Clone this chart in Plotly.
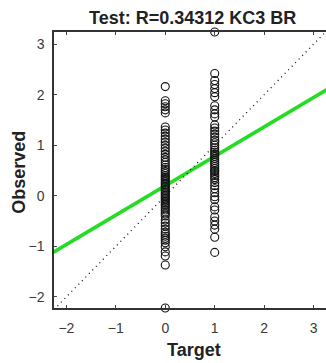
import numpy as np
import plotly.graph_objects as go

# ---- data ----
target_0 = 0.0
observed_0 = [2.16, 1.88, 1.82, 1.76, 1.70, 1.64,
              1.36, 1.30, 1.24, 1.18, 1.12, 1.06, 1.00, 0.94, 0.88, 0.82,
              0.76, 0.71, 0.66, 0.61, 0.56, 0.52, 0.48, 0.44, 0.40, 0.37, 0.34,
              0.31, 0.28, 0.25, 0.22, 0.19, 0.16, 0.13, 0.10, 0.07, 0.04, 0.01,
              -0.02, -0.05, -0.08, -0.11, -0.14, -0.17, -0.20, -0.24, -0.28, -0.32,
              -0.36, -0.40, -0.48, -0.54, -0.60, -0.66, -0.72, -0.76, -0.80, -0.84,
              -0.88, -0.93, -1.01, -1.11, -1.19, -1.37, -2.22]
target_1 = 1.0
observed_1 = [3.24, 2.42, 2.28, 2.20, 2.12, 2.04, 1.96,
              1.78, 1.70, 1.62, 1.56,
              1.40, 1.34, 1.28, 1.22, 1.16, 1.10, 1.05, 1.00,
              0.95, 0.90, 0.86, 0.82, 0.78, 0.74, 0.70, 0.66, 0.62, 0.58, 0.54, 0.50,
              0.48, 0.44, 0.40, 0.36, 0.32, 0.26, 0.20, 0.14, 0.06,
              -0.02, -0.08, -0.22, -0.28, -0.42, -0.50, -0.58, -0.66, -0.82, -1.12]

x_ticks = [-2, -1, 0, 1, 2, 3]
y_ticks = [-2, -1, 0, 1, 2, 3]
x_range = [-2.25, 3.25]
y_range = [-2.22, 3.24]
title_text = "Test: R=0.34312 KC3 BR"

# ---- derived ----
xs = np.array([target_0] * len(observed_0) + [target_1] * len(observed_1))
ys = np.array(observed_0 + observed_1)
slope, intercept = np.polyfit(xs, ys, 1)
line_x = np.array([x_range[0] - 0.5, x_range[1] + 0.5])
line_y = slope * line_x + intercept
diag = np.array([min(x_range[0], y_range[0]), max(x_range[1], y_range[1])])

fig = go.Figure()
fig.add_trace(go.Scatter(x=line_x, y=line_y, mode="lines",
                         line=dict(color="#24dc24", width=3.6),
                         hoverinfo="skip", showlegend=False))
fig.add_trace(go.Scatter(x=diag, y=diag, mode="lines",
                         line=dict(color="#111111", width=1.3, dash="1px,4px"),
                         hoverinfo="skip", showlegend=False))
fig.add_trace(go.Scatter(x=xs, y=ys, mode="markers",
                         marker=dict(symbol="circle-open", size=8,
                                     color="#111111", line=dict(width=1.1)),
                         cliponaxis=False, showlegend=False))

axis_font = dict(family="Liberation Sans, Arial, sans-serif", size=14, color="#3a3a3a")
fig.update_layout(
    width=326, height=363,
    margin=dict(l=54, r=0, t=32, b=55),
    paper_bgcolor="white", plot_bgcolor="white",
    xaxis=dict(range=x_range, tickvals=x_ticks, ticks="inside", ticklen=3,
               tickcolor="#444", showline=True, linecolor="#333", linewidth=1.5,
               mirror="ticks", showgrid=False, zeroline=False, tickfont=axis_font,
               ticklabelstandoff=6),
    yaxis=dict(range=y_range, tickvals=y_ticks, ticks="inside", ticklen=3,
               tickcolor="#444", showline=True, linecolor="#333", linewidth=1.5,
               mirror=False, showgrid=False, zeroline=False, tickfont=axis_font,
               ticklabelstandoff=5),
    annotations=[
        dict(text="<b>" + title_text + "</b>", xref="paper", yref="paper",
             x=0.51, y=1.0, yshift=14, xanchor="center", yanchor="middle",
             showarrow=False,
             font=dict(family="Liberation Sans, Arial, sans-serif", size=18, color="#222")),
        dict(text="<b>Target</b>", xref="paper", yref="paper",
             x=0.515, y=0, yshift=-42, xanchor="center", yanchor="middle",
             showarrow=False,
             font=dict(family="Liberation Sans, Arial, sans-serif", size=18, color="#222")),
        dict(text="<b>Observed</b>", xref="paper", yref="paper",
             x=0, xshift=-35, y=0.49, xanchor="center", yanchor="middle",
             textangle=-90, showarrow=False,
             font=dict(family="Liberation Sans, Arial, sans-serif", size=18, color="#222")),
    ],
)
fig.write_html("out.html")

__Exercise details__:
Go through the material above and print all of it exactly, except the pictures.

__Written solution__:
Clone this chart in Plotly.
import numpy as np
import plotly.graph_objects as go

# ---- data ----
target_0 = 0.0
observed_0 = [2.16, 1.88, 1.82, 1.76, 1.70, 1.64,
              1.36, 1.30, 1.24, 1.18, 1.12, 1.06, 1.00, 0.94, 0.88, 0.82,
              0.76, 0.71, 0.66, 0.61, 0.56, 0.52, 0.48, 0.44, 0.40, 0.37, 0.34,
              0.31, 0.28, 0.25, 0.22, 0.19, 0.16, 0.13, 0.10, 0.07, 0.04, 0.01,
              -0.02, -0.05, -0.08, -0.11, -0.14, -0.17, -0.20, -0.24, -0.28, -0.32,
              -0.36, -0.40, -0.48, -0.54, -0.60, -0.66, -0.72, -0.76, -0.80, -0.84,
              -0.88, -0.93, -1.01, -1.11, -1.19, -1.37, -2.22]
target_1 = 1.0
observed_1 = [3.24, 2.42, 2.28, 2.20, 2.12, 2.04, 1.96,
              1.78, 1.70, 1.62, 1.56,
              1.40, 1.34, 1.28, 1.22, 1.16, 1.10, 1.05, 1.00,
              0.95, 0.90, 0.86, 0.82, 0.78, 0.74, 0.70, 0.66, 0.62, 0.58, 0.54, 0.50,
              0.48, 0.44, 0.40, 0.36, 0.32, 0.26, 0.20, 0.14, 0.06,
              -0.02, -0.08, -0.22, -0.28, -0.42, -0.50, -0.58, -0.66, -0.82, -1.12]

x_ticks = [-2, -1, 0, 1, 2, 3]
y_ticks = [-2, -1, 0, 1, 2, 3]
x_range = [-2.25, 3.25]
y_range = [-2.22, 3.24]
title_text = "Test: R=0.34312 KC3 BR"

# ---- derived ----
xs = np.array([target_0] * len(observed_0) + [target_1] * len(observed_1))
ys = np.array(observed_0 + observed_1)
slope, intercept = np.polyfit(xs, ys, 1)
line_x = np.array([x_range[0] - 0.5, x_range[1] + 0.5])
line_y = slope * line_x + intercept
diag = np.array([min(x_range[0], y_range[0]), max(x_range[1], y_range[1])])

fig = go.Figure()
fig.add_trace(go.Scatter(x=line_x, y=line_y, mode="lines",
                         line=dict(color="#24dc24", width=3.6),
                         hoverinfo="skip", showlegend=False))
fig.add_trace(go.Scatter(x=diag, y=diag, mode="lines",
                         line=dict(color="#111111", width=1.3, dash="1px,4px"),
                         hoverinfo="skip", showlegend=False))
fig.add_trace(go.Scatter(x=xs, y=ys, mode="markers",
                         marker=dict(symbol="circle-open", size=8,
                                     color="#111111", line=dict(width=1.1)),
                         cliponaxis=False, showlegend=False))

axis_font = dict(family="Liberation Sans, Arial, sans-serif", size=14, color="#3a3a3a")
fig.update_layout(
    width=326, height=363,
    margin=dict(l=54, r=0, t=32, b=55),
    paper_bgcolor="white", plot_bgcolor="white",
    xaxis=dict(range=x_range, tickvals=x_ticks, ticks="inside", ticklen=3,
               tickcolor="#444", showline=True, linecolor="#333", linewidth=1.5,
               mirror="ticks", showgrid=False, zeroline=False, tickfont=axis_font,
               ticklabelstandoff=6),
    yaxis=dict(range=y_range, tickvals=y_ticks, ticks="inside", ticklen=3,
               tickcolor="#444", showline=True, linecolor="#333", linewidth=1.5,
               mirror=False, showgrid=False, zeroline=False, tickfont=axis_font,
               ticklabelstandoff=5),
    annotations=[
        dict(text="<b>" + title_text + "</b>", xref="paper", yref="paper",
             x=0.51, y=1.0, yshift=14, xanchor="center", yanchor="middle",
             showarrow=False,
             font=dict(family="Liberation Sans, Arial, sans-serif", size=18, color="#222")),
        dict(text="<b>Target</b>", xref="paper", yref="paper",
             x=0.515, y=0, yshift=-42, xanchor="center", yanchor="middle",
             showarrow=False,
             font=dict(family="Liberation Sans, Arial, sans-serif", size=18, color="#222")),
        dict(text="<b>Observed</b>", xref="paper", yref="paper",
             x=0, xshift=-35, y=0.49, xanchor="center", yanchor="middle",
             textangle=-90, showarrow=False,
             font=dict(family="Liberation Sans, Arial, sans-serif", size=18, color="#222")),
    ],
)
fig.write_html("out.html")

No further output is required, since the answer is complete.